Я, ребенок своего времени, очень гордилась дружбой с ним. Помню, как смешно, стараясь не показать радости, он, по-стариковски млея, однажды похвалился только вышедшей монографией: в роскошно изданном (на мелованной бумаге!) фолианте шла речь и о нем, молодом царском офицере, принявшем советскую власть. Но вот, узнав вдруг, что он был офицером царской армии (!), я, дочь советского офицера, прошедшего всю войну от Заполярья, Карелии до Манчжурии, выросшая к тому же в таежном военном гарнизоне недалеко от Уссури, — лучшая игрушка детства — совершенно живое для меня существо танк, да еще тайная подружка рысь, но без кисточек на ушах, которая в итоге оказалась диким котом манулом (мы с ним прятались в папоротниках и разбегались лишь при топоте сапог разыскивающих меня солдат), — я пару недель с ним разговаривала сквозь зубы, будто на допросе с врагом, вроде Зои Космодемьянской, как мне казалось.

А Глеб Иванович не мог понять: что же случилось? Даже заискивал — что мне совсем не понравилось, даже усугубило возникшую напряженность наших отношений. Однако со временем все это прошло, мои фантазии куда-то испарились, и всё вернулось на круги своя. И когда к нему приезжали разные важные гости, я продолжала исполнять роль «чайной девочки», как назвал меня один из них, столичный фотокорреспондент, завернувший в Ставрополь на пару часов по дороге из командировки в далекую страну. Напрочь позабыв про обещанную заварку, не мигая, слушала его рассказы о Нефертити и рассматривала фотографии с раскопок — они позже появились в газетах и журналах.

«Свои» и «чужие»

Как ни силюсь, до сих пор не могу представить «Хлебушку» стукачом. Этого не может быть, пазлы не складываются. Наверное, как и у многих, у кого друзья, приятели и родные когда-то писали доносы на соседей и сослуживцев. Вон, и Лев Эммануилович в мемуарах всячески старался смягчить образ тестя, тоже Глеба Ивановича, но Бокия — первого председателя Петроградской ЧК, организатора первого Соловецкого лагеря «для интеллигенции», не выдворенной еще за пределы страны, видимо, из-за отсутствия нужного количества пароходов в 1922-м. На его совести, кстати, расстрел одного из моих любимых поэтов Николая Гумилева…

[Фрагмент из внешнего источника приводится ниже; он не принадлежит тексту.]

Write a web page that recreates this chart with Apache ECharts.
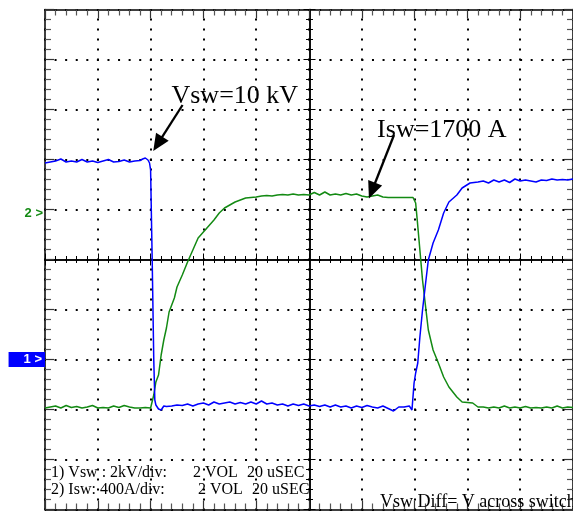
<!DOCTYPE html>
<html><head><meta charset="utf-8">
<script src="https://cdn.jsdelivr.net/npm/echarts@6/dist/echarts.min.js"></script>
<style>html,body{margin:0;padding:0;background:#fff}#c{width:573px;height:512px}</style>
</head><body><div id="c"></div>
<script>
// Time axis: 20 uSEC per division, 10 divisions
const timeMin = 0, timeMax = 200, timePerDiv = 20;
// Vertical axis in screen divisions (10 divisions, centre = 0)
const divMin = -5, divMax = 5;
// Channel ground markers (in divisions)
const ch1Level = -2, ch2Level = 1;

// Channel 1: Vsw (2 kV/div), blue
const vswTime = [0,2,4,6,8,10,12,14,16,18,20,22,24,26,28,30,32,34,36,37,38,39,39.6,40,40.6,41.2,41.6,42,43,44,45,46,
  48,50,52,54,56,58,60,62,64,66,68,70,72,74,76,78,80,82,84,86,88,90,92,94,96,98,100,102,104,106,108,110,112,114,116,118,
  120,122,124,126,128,130,132,134,136,138,139,139.8,140.4,141.2,142,143,144,145.2,147,149,151,153,156,158,161,164,
  166,168,170,172,174,176,178,180,182,184,186,188,190,192,194,196,198,200];
const vswDiv = [1.93,1.95,1.97,2.01,1.95,1.97,1.95,2.00,1.95,1.97,1.94,1.97,2.00,1.95,1.96,1.99,1.95,1.97,1.98,2.01,2.03,1.99,1.93,1.79,0.00,-2.01,-2.81,-2.91,-2.99,-3.01,-2.93,-2.94,
  -2.93,-2.91,-2.92,-2.89,-2.93,-2.89,-2.87,-2.91,-2.85,-2.89,-2.87,-2.85,-2.89,-2.86,-2.89,-2.85,-2.89,-2.83,-2.89,-2.87,-2.91,-2.89,-2.93,-2.89,-2.92,-2.89,-2.93,-2.91,-2.94,-2.91,-2.95,-2.91,-2.95,-2.93,-2.97,-2.93,
  -2.96,-2.92,-2.95,-2.97,-2.93,-2.98,-3.03,-2.95,-2.95,-2.93,-3.01,-2.47,-2.27,-2.07,-1.55,-1.01,-0.55,-0.01,0.33,0.59,0.93,1.15,1.29,1.43,1.53,1.55,
  1.57,1.53,1.59,1.55,1.59,1.54,1.61,1.57,1.59,1.57,1.55,1.59,1.58,1.61,1.59,1.60,1.59,1.61];

// Channel 2: Isw (400 A/div), green
const iswTime = [0,2,4,6,8,10,12,14,16,18,20,22,24,26,28,30,32,34,36,38,40,40.6,41.2,42,43,44,45,46,47,48,49,50,52,54,56,58,
  60,62,64,66,68,70,72,74,76,78,80,82,84,86,88,90,92,94,96,98,100,102,104,106,108,110,112,114,116,118,120,122,124,126,128,
  130,132,134,136,138,139.4,140.4,141,142,143,144,145.2,147,149,151,153,156,158,162,164,166,168,170,172,174,176,178,180,
  182,184,186,188,190,192,194,196,198,200];
const iswDiv = [-2.97,-2.95,-2.93,-2.97,-2.92,-2.96,-2.94,-2.97,-2.95,-2.92,-2.97,-2.96,-2.97,-2.93,-2.96,-2.92,-2.95,-2.97,-2.97,-2.96,-2.97,-2.97,-2.71,-2.45,-2.31,-1.91,-1.61,-1.37,-1.05,-0.91,-0.77,-0.55,-0.31,-0.05,0.19,0.43,
  0.55,0.67,0.79,0.93,1.03,1.09,1.15,1.19,1.23,1.24,1.25,1.27,1.28,1.27,1.29,1.30,1.29,1.31,1.29,1.30,1.29,1.34,1.29,1.35,1.29,1.31,1.29,1.32,1.29,1.31,1.27,1.25,1.27,1.29,1.25,
  1.24,1.24,1.24,1.24,1.24,1.24,1.13,0.79,0.19,-0.41,-0.87,-1.41,-1.81,-2.07,-2.35,-2.55,-2.75,-2.85,-2.87,-2.95,-2.95,-2.97,-2.95,-2.97,-2.93,-2.97,-2.95,-2.97,
  -2.94,-2.97,-2.96,-2.97,-2.95,-2.97,-2.93,-2.97,-2.95,-2.96];

// Annotations (data coordinates: time us, divisions)
const annoText = ['Vsw=10 kV', 'Isw=1700 A'];
const annoTextAt = [[47.9, 3.26], [125.8, 2.59]];
const arrowTail = [[52.1, 3.09], [132.2, 2.49]];
const arrowTip = [[41.0, 2.17], [122.7, 1.22]];

const captionLines = [
  ['1) Vsw : 2kV/div:', '2 VOL', '20 uSEC'],
  ['2) Isw: 400A/div:', '2 VOL', '20 uSEC']
];
const footnote = 'Vsw Diff= V across switch';
const chLabels = {'-2': '1 >', '1': '2 >'};

const zip = (a, b) => a.map((v, i) => [v, b[i]]);

const dotV = {show: true, lineStyle: {color: '#000', width: 2, type: [2, 8], dashOffset: 1}};
const dotH = {show: true, lineStyle: {color: '#000', width: 2, type: [2, 8.58], dashOffset: 1}};

function xAx(extra) {
  return Object.assign({
    type: 'value', min: timeMin, max: timeMax, interval: timePerDiv,
    axisLabel: {show: false}, splitLine: {show: false},
    axisLine: {show: true, onZero: false, lineStyle: {color: '#000', width: 1.5}}
  }, extra);
}
function yAx(extra) {
  return Object.assign({
    type: 'value', min: divMin, max: divMax, interval: 1,
    axisLabel: {show: false}, splitLine: {show: false},
    axisLine: {show: true, onZero: false, lineStyle: {color: '#000', width: 1.5}}
  }, extra);
}
const frameTick = {show: true, inside: true, length: 9, lineStyle: {color: '#333', width: 1.2}};
const frameMinor = {show: true, splitNumber: 5, length: 6, lineStyle: {color: '#555', width: 1.2}};
const cIn = {show: true, inside: true, length: 6, lineStyle: {color: '#000', width: 1}};
const cOut = {show: true, inside: false, length: 6, lineStyle: {color: '#000', width: 1}};
const cMinor = {show: true, splitNumber: 5, length: 3.5, lineStyle: {color: '#000', width: 1}};

const option = {
  animation: false,
  backgroundColor: '#fff',
  grid: {left: 45, top: 9.5, width: 529, height: 500, containLabel: false},
  xAxis: [
    xAx({position: 'bottom', axisTick: frameTick, minorTick: frameMinor, splitLine: dotV}),
    xAx({position: 'top', axisTick: frameTick, minorTick: frameMinor}),
    xAx({position: 'bottom', offset: -250, axisTick: cIn, minorTick: cMinor}),
    xAx({position: 'bottom', offset: -250, axisTick: cOut, minorTick: cMinor})
  ],
  yAxis: [
    yAx({position: 'left', axisTick: frameTick, minorTick: frameMinor, splitLine: dotH,
      axisLabel: {
        show: true, margin: 0,
        formatter: v => {
          const s = chLabels[String(v)];
          if (!s) return '';
          return v === ch1Level ? '{one|' + s + '}' : '{two|' + s + '}';
        },
        rich: {
          one: {backgroundColor: '#0000ff', color: '#fff', fontSize: 13, fontWeight: 'bold',
                fontFamily: 'Liberation Sans', lineHeight: 14, padding: [1, 3, 1, 15]},
          two: {color: '#138a13', fontSize: 13, fontWeight: 'bold', fontFamily: 'Liberation Sans',
                lineHeight: 13, padding: [7, 2, 0, 0]}
        }
      }}),
    yAx({position: 'right', axisTick: frameTick, minorTick: frameMinor}),
    yAx({position: 'left', offset: -264.5, axisTick: cIn, minorTick: cMinor}),
    yAx({position: 'left', offset: -264.5, axisTick: cOut, minorTick: cMinor})
  ],
  series: [
    {type: 'line', name: 'Isw', xAxisIndex: 0, yAxisIndex: 0, data: zip(iswTime, iswDiv),
     showSymbol: false, lineStyle: {color: '#138a13', width: 1.5}, z: 3},
    {type: 'line', name: 'Vsw', xAxisIndex: 0, yAxisIndex: 0, data: zip(vswTime, vswDiv),
     showSymbol: false, lineStyle: {color: '#0000ff', width: 1.5}, z: 4}
  ]
};

const chart = echarts.init(document.getElementById('c'), null, {renderer: 'canvas', width: 573, height: 512});
chart.setOption(option);

const p = (t, v) => chart.convertToPixel({xAxisIndex: 0, yAxisIndex: 0}, [t, v]);
function arrow(tail, tip) {
  const a = p(tail[0], tail[1]), b = p(tip[0], tip[1]);
  const dx = b[0] - a[0], dy = b[1] - a[1];
  const L = Math.hypot(dx, dy), ux = dx / L, uy = dy / L;
  const hl = 17, hw = 7.5;
  const bx = b[0] - ux * hl, by = b[1] - uy * hl;
  return [
    {type: 'line', z: 10, shape: {x1: a[0], y1: a[1], x2: bx + ux * 3, y2: by + uy * 3},
     style: {stroke: '#000', lineWidth: 2.3}},
    {type: 'polygon', z: 10, shape: {points: [[b[0], b[1]], [bx - uy * hw, by + ux * hw], [bx + uy * hw, by - ux * hw]]},
     style: {fill: '#000'}}
  ];
}
const g = [];
annoText.forEach((txt, i) => {
  const q = p(annoTextAt[i][0], annoTextAt[i][1]);
  g.push({type: 'text', z: 10, x: q[0], y: q[1],
    style: {text: txt, font: '26px "Liberation Serif"', fill: '#000', align: 'left', verticalAlign: 'middle'}});
  g.push(...arrow(arrowTail[i], arrowTip[i]));
});
const capX = [[51, 193, 247], [51, 198, 252]];
const capY = [472.5, 490];
captionLines.forEach((line, r) => {
  line.forEach((txt, k) => {
    g.push({type: 'text', z: 10, x: capX[r][k], y: capY[r],
      style: {text: txt, font: '16px "Liberation Serif"', fill: '#000', align: 'left', verticalAlign: 'middle'}});
  });
});
g.push({type: 'text', z: 10, x: 380, y: 502,
  style: {text: footnote, font: '18px "Liberation Serif"', fill: '#000', align: 'left', verticalAlign: 'middle'}});
chart.setOption({graphic: g});
</script>
</body></html>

Свое же, от тембра голоса до жеста знакомое, теплое, человеческое. И разум начинает выстраивать по-житейски спасительную логическую цепочку. «Хлебушко», наверное, испугался за себя или больше за близких, хорошо зная, позвоночником чуя правила игры, в установлении которых, тем не менее, сам принимал участие. Понял, что к Разгону после ареста его жены все равно придут. Предполагал, что ставший опасным собеседник может его запросто сдать во время допроса, и расчетливо, на всякий случай, упредил. Цена — жизнь и судьба. Писал же ставропольских корней писатель Александр Солженицын в повести «Бодался теленок с дубом»: «Мои нравы каторжанские, лагерные. Если чувствуешь опасность, опережать удар. Никого не жалеть. Легко лгать, выворачиваться…» А так исторически стеклись обстоятельства, время было особое, «особистское»: на воле, как на зоне, на зоне, как на воле, повязаны все, «свои» и «чужие», и круговорот зла оказывался закономерен.

Правда, Разгон попытался круг разорвать — на допросе Игнациуса чекистам не сдал, как ни подталкивали: мол, он тоже был всяко высказаться против власти не прочь. С другой стороны, времена были уже, как говорилось, относительно вегетарианские, подследственных не пытали, как раньше. Да и не в последнюю очередь не донес по расчету, как сам признался в мемуарах: опытный зек, Разгон понимал, что иначе — группа и совсем другой срок…

А кожура у яблока была и по-прежнему остается очень тонкой. И так будет — всегда?